ECLI:NL:RBAMS:2020:3730
Rechtbank Amsterdam
- Eerste aanleg - enkelvoudig
- Rechtspraak.nl
Huurbetaling en onvoorziene omstandigheden door coronamaatregelen
In deze zaak heeft de kantonrechter van de Rechtbank Amsterdam op 29 juli 2020 uitspraak gedaan in een kort geding tussen een huurder van een winkelpand en de verhuurder. De huurder, vertegenwoordigd door gemachtigde M. Hadid, had gevorderd om de huurbetaling te verlagen tot 50% voor de maanden april tot en met juni 2020, als gevolg van de coronamaatregelen die de exploitatie van de winkel onmogelijk maakten. De verhuurder, vertegenwoordigd door A. Elyahiaoui, betwistte deze vordering en stelde dat de huurder zijn verplichtingen niet was nagekomen.

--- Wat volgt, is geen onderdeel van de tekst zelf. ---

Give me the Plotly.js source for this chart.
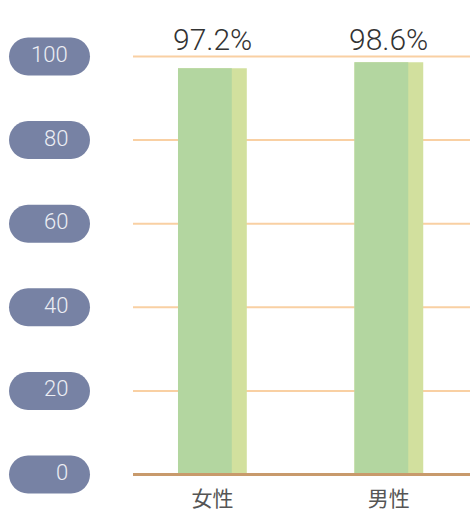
<!DOCTYPE html>
<html><head><meta charset="utf-8">
<script src="https://cdn.plot.ly/plotly-3.0.1.min.js"></script>
<style>html,body{margin:0;padding:0;background:#fff}#chart{width:470px;height:514px}</style>
</head><body><div id="chart"></div>
<script>
const categories = ['女性', '男性'];
const values = [97.2, 98.6];
const valueLabels = ['97.2%', '98.6%'];
const yTicks = [0, 20, 40, 60, 80, 100];
const yTickText = ['0', '20', '40', '60', '80', '100'];

const xs = categories.map((c, i) => i);
const fullW = 0.39, mainW = 0.305, off = -0.195;
const yMin = -1.0766, yMax = 101.0766;

const traces = [
  {type: 'bar', x: xs, y: values, width: xs.map(() => fullW), offset: xs.map(() => off),
   marker: {color: '#d2e09e'}, hoverinfo: 'skip'},
  {type: 'bar', x: xs, y: values, width: xs.map(() => mainW), offset: xs.map(() => off),
   marker: {color: '#b3d6a0'}, hoverinfo: 'skip'}
];

function toPaper(v) { return (v - yMin) / (yMax - yMin); }

function pill(yv) {
  const x0 = -124, x1 = -43, r = 19, k = 0.5523 * r;
  const a = x0 + r, b = x1 - r;
  const p = `M ${a},${-r} L ${b},${-r} C ${b + k},${-r} ${x1},${-k} ${x1},0 C ${x1},${k} ${b + k},${r} ${b},${r} L ${a},${r} C ${a - k},${r} ${x0},${k} ${x0},0 C ${x0},${-k} ${a - k},${-r} ${a},${-r} Z`;
  return {type: 'path', xref: 'paper', yref: 'paper', xsizemode: 'pixel', ysizemode: 'pixel',
    xanchor: 0, yanchor: toPaper(yv), path: p, fillcolor: '#7782a4', line: {width: 0}, layer: 'above'};
}

const shapes = yTicks.map(pill);
yTicks.filter(t => t > 0).forEach(t => shapes.push({type: 'line', xref: 'paper', yref: 'y',
  x0: 0, x1: 1, y0: t, y1: t, line: {color: '#f9d0a3', width: 2}, layer: 'below'}));
shapes.push({type: 'line', xref: 'paper', yref: 'y', x0: 0, x1: 1, y0: 0, y1: 0,
  line: {color: '#c89a6c', width: 3}});

const annotations = yTicks.map((t, i) => ({
  xref: 'paper', yref: 'y', x: -0.187, y: t, xanchor: 'right', yanchor: 'middle', yshift: 2,
  text: yTickText[i], showarrow: false, font: {family: 'Roboto', size: 22, color: '#eceef4', weight: 300}
})).concat(xs.map((x, i) => ({
  xref: 'x', yref: 'y', x: x, y: 100, xanchor: 'center', yanchor: 'bottom', yshift: -2,
  text: valueLabels[i], showarrow: false, font: {family: 'Roboto', size: 30, color: '#333333', weight: 300}
})));

const layout = {
  width: 470, height: 514,
  margin: {l: 133, r: 0, t: 52, b: 35},
  paper_bgcolor: '#ffffff', plot_bgcolor: '#ffffff',
  barmode: 'overlay', showlegend: false,
  xaxis: {range: [-0.45, 1.46], tickvals: xs, ticktext: categories, showgrid: false,
    zeroline: false, showline: false, ticks: '', ticklabelstandoff: 5,
    tickfont: {family: 'Noto Sans CJK JP', size: 21, color: '#555555'}},
  yaxis: {range: [yMin, yMax], tickvals: yTicks, showticklabels: false, showgrid: false,
    zeroline: false, showline: false, ticks: ''},
  shapes: shapes, annotations: annotations
};

Plotly.newPlot('chart', traces, layout, {displayModeBar: false, staticPlot: true});
</script></body></html>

De kantonrechter oordeelde dat de coronamaatregelen als onvoorziene omstandigheden kunnen worden aangemerkt in de zin van artikel 6:258 BW. De rechter erkende dat de pandemie en de daaropvolgende overheidsmaatregelen een grote impact hadden op de bedrijfsvoering van de huurder. De kantonrechter concludeerde dat het aannemelijk is dat de bodemrechter in een eventuele bodemprocedure de huurprijs voor de betreffende maanden zou verlagen tot 50%. Daarom werd de huurder toegestaan om voorlopig slechts 50% van de huur te betalen, wat neerkomt op een bedrag van € 7.468,75, te vermeerderen met wettelijke rente vanaf de datum van dagvaarding.
De kantonrechter wees de gevorderde contractuele boetes af, omdat deze mogelijk in de bodemprocedure gematigd of geheel terzijde gesteld zouden kunnen worden op grond van redelijkheid en billijkheid. De proceskosten werden gecompenseerd, wat betekent dat beide partijen hun eigen kosten dragen. De uitspraak werd uitvoerbaar bij voorraad verklaard, wat inhoudt dat de verhuurder direct recht heeft op de betaling van het toegewezen bedrag.